And so a really commonplace example of that would be cryptocurrencies, or Bitcoin or something like that. Obviously those things are, are highly volatile NFTs, things like that highly volatile, uh, and so they can increase by absurd amounts and that’s why you’re buying them. You’re hoping it’s basically at some point it becomes like gambling, lottery ticket, uh, but you could also lose all your money and you compare that to a blue chip stock like, you know, Microsoft or Apple or or one of these major companies. And you’re, you’re not going to 10x your money.
It’s just, it’s not even possible given their market valuation, but you’re also probably not going to lose all your money tomorrow either. A business is going to be a little bit closer to kind of that cryptocurrency market than it is a blue chip stock, especially a small company, because there’s so many, like you said, lawsuits, um, and those lawsuits, by the way, can come from employees too. It doesn’t just come from, can come from customers. You mentioned getting in a car accident, could come from a third party.
Uh, can you, you can get hit all kinds of ways. Uh, and then there are just operational issues, right? Uh, the economy, or we end up in, in war tomorrow, right? All of a sudden, no, nobody’s painting their houses. Now, now demand dries up. So, There’s so many occupational hazards that you take on when you start and grow a business, and you do need to be compensated for those things. I think I believe another issue is like you said, they’re so integral to the team, they say, hey, you know, they made this project happen.

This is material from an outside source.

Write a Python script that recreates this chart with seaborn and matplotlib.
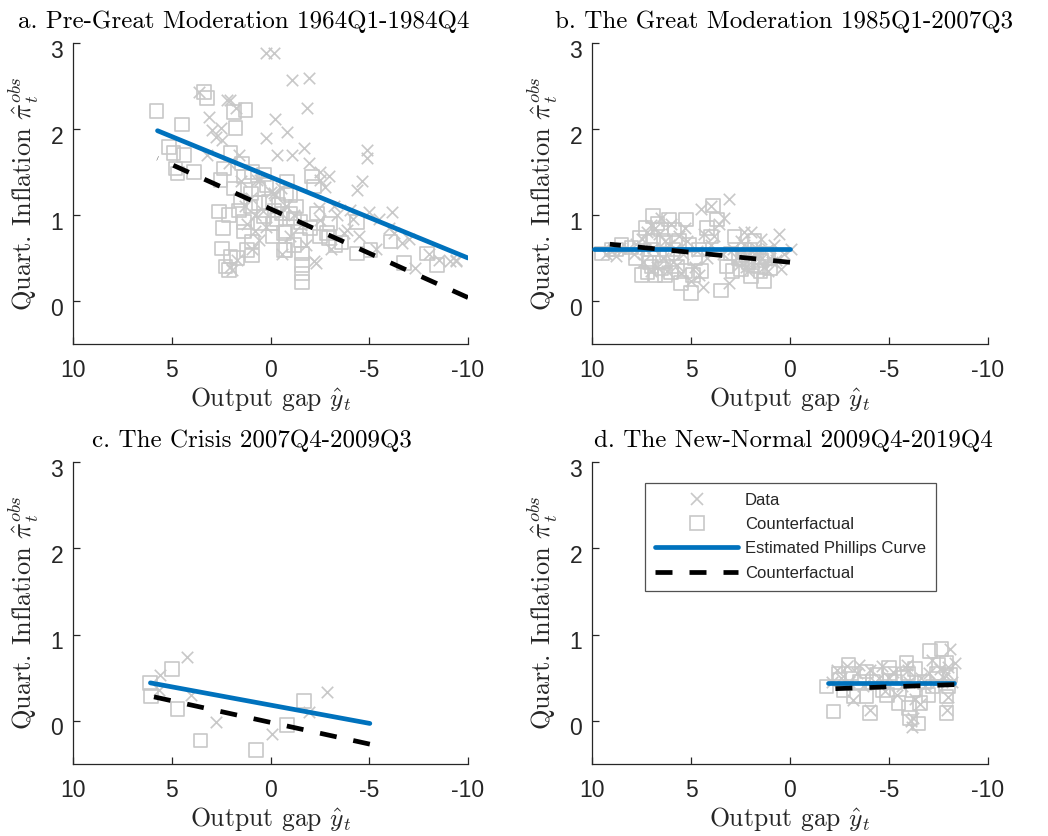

I want to give them a good chunk chunk of the $10,000. I think entrepreneurs, we work hard and when we have other people who come alongside us and work hard also we want to treat them really, really well. Because we know we know what hard work is, we value it. And somebody who comes along on our journey where we maybe started up the battle alone and now they come and get in the trenches alongside us, we want to take super good care of them. Uh, and I think, so I think there’s, there’s a, um, kind of a, uh, like almost a, an overreliance on that, kind of taking too good a care of them where you almost start to lose calibrations’s kind of like a.
Like a child, you want them to be happy, so you just keep giving them stuff versus, OK, there, there needs to kind of be a line in the sand. You have to take care of the business because ultimately let’s say you have more employees let’s say you actually retain the employees that you have because if you go out of business, everybody, everybody’s not doing that well. So I think that I just want to kind of dive into that because I’m certainly not gonna get the opportunity to ask you during your presentation. Yeah.

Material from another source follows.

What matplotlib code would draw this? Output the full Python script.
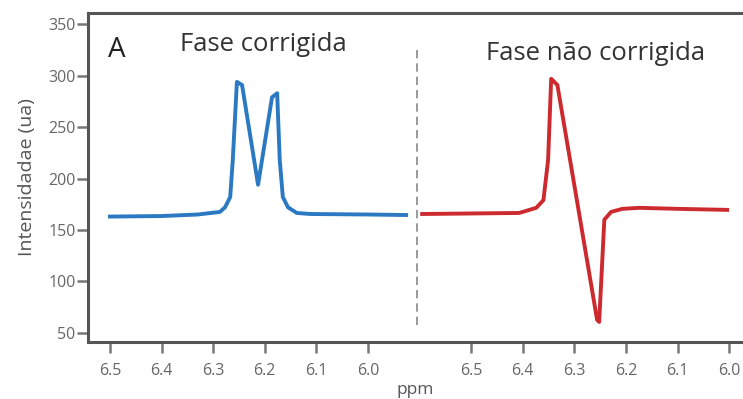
import numpy as np
import matplotlib
matplotlib.use("Agg")
import matplotlib.pyplot as plt

plt.rcParams['font.family'] = ['Open Sans', 'DejaVu Sans']

# espectro com fase corrigida
ppm_corr = [6.50, 6.40, 6.33, 6.287, 6.277, 6.267, 6.262, 6.254, 6.244, 6.213,
            6.186, 6.176, 6.171, 6.165, 6.155, 6.138, 6.112, 6.00, 5.926]
int_corr = [163, 163.5, 165, 167.5, 172, 182, 218, 294, 291, 194,
            279, 283, 218, 182, 172, 166.5, 165.5, 165, 164.5]

# espectro com fase nao corrigida
ppm_nc = [6.595, 6.50, 6.407, 6.374, 6.360, 6.351, 6.345, 6.333, 6.256, 6.252,
          6.242, 6.229, 6.207, 6.174, 6.10, 6.004]
int_nc = [165.5, 166, 166.5, 171.5, 179, 218, 297, 291, 62.5, 60.5,
          160, 167.5, 170.5, 171.5, 170.5, 169.5]

tick_ppm = [6.5, 6.4, 6.3, 6.2, 6.1, 6.0]
offset = 0.70  # deslocamento do segundo painel no eixo


def pos(p, shift=0.0):
    return shift + 6.5 - np.asarray(p)


fig = plt.figure(figsize=(7.43, 3.99), dpi=100)
ax = fig.add_axes([0.1184, 0.1429, 0.8816, 0.8245])

ax.plot(pos(ppm_corr), int_corr, color='#2b79c2', lw=2.8)
ax.plot(pos(ppm_nc, offset), int_nc, color='#cc2a2e', lw=2.8)
ax.plot([0.595, 0.595], [58, 330], color='#888888', lw=1.2, ls=(0, (5, 3)))

ax.set_xlim(-0.0426, 1.2267)
ax.set_ylim(41, 361)

xt = list(pos(tick_ppm)) + list(pos(tick_ppm, offset))
ax.set_xticks(xt)
ax.set_xticklabels([f"{t:.1f}" for t in tick_ppm] * 2)
ax.set_yticks([50, 100, 150, 200, 250, 300, 350])

for s in ['left', 'top', 'bottom']:
    ax.spines[s].set_color('#555555')
    ax.spines[s].set_linewidth(2.2)
ax.spines['right'].set_visible(False)
ax.tick_params(axis='both', colors='#777777', labelcolor='#666666', width=1.8,
               length=8, labelsize=11.5)
ax.tick_params(axis='x', pad=7)
ax.tick_params(axis='y', pad=1)

ax.set_ylabel("Intensidadae (ua)", color='#555555', fontsize=14, labelpad=9)
ax.set_xlabel("ppm", color='#555555', fontsize=12.5, labelpad=2)

ax.text(0.03, 0.888, "A", transform=ax.transAxes, fontsize=20, color='#222222',
        va='center', ha='left', fontweight='medium')
ax.text(0.268, 0.904, "Fase corrigida", transform=ax.transAxes, fontsize=18.5,
        color='#333333', va='center', ha='center')
ax.text(0.775, 0.876, "Fase não corrigida", transform=ax.transAxes, fontsize=18.5,
        color='#333333', va='center', ha='center')

fig.savefig("out.png", dpi=100)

Yeah, that’s the thing, I think some folks need to think about the business first instead of the employee first. I know it’s a lot of this is maybe an evil man, yeah, causing some drama here with this statement, but You know, some people say put the, the employees first, the, the issue with that, and not to say like, don’t treat your employees well, of course, uh, but the problem is you really have to have the business. Be healthy cause it, it’s like the When you fly in an airplane, you’re supposed to put the mask on, on yourself first before you help other people.
Same idea, like the business needs to be healthy. And so, because it feeds everybody else. It’s putting the oxygen masks on everybody else, right? But you got to take care of the business first because it’s taking care of everybody, not just your team, but also your, your customers too. And, and, and not just your team but your team’s family. So, Your your business has to come first, uh, and so that’s, I think a a mindset change for some people. Sure. And, and this actually came up this morning, um, again, uh the business owner was really struggling with cash and like we were like looking for All the strategies, pulling them all out, and, and one of them was, hey, let’s decrease the frequency at which you’re paying your employees because right now you’re paying them every single week.
Uh, and, and if it was up to the employee, they would want to be paid at the end of every hour, right? They want to get paid as frequently as possible. Um. As a business owner, you’re, you, as a managing the cash in the business, you want to pay out is is um. As infrequent as possible. The reason why is because the longer you can hold onto your cash, the better your cash balance your cash position is gonna be. That’s the whole game with cash is get paid faster, slow down payments to others.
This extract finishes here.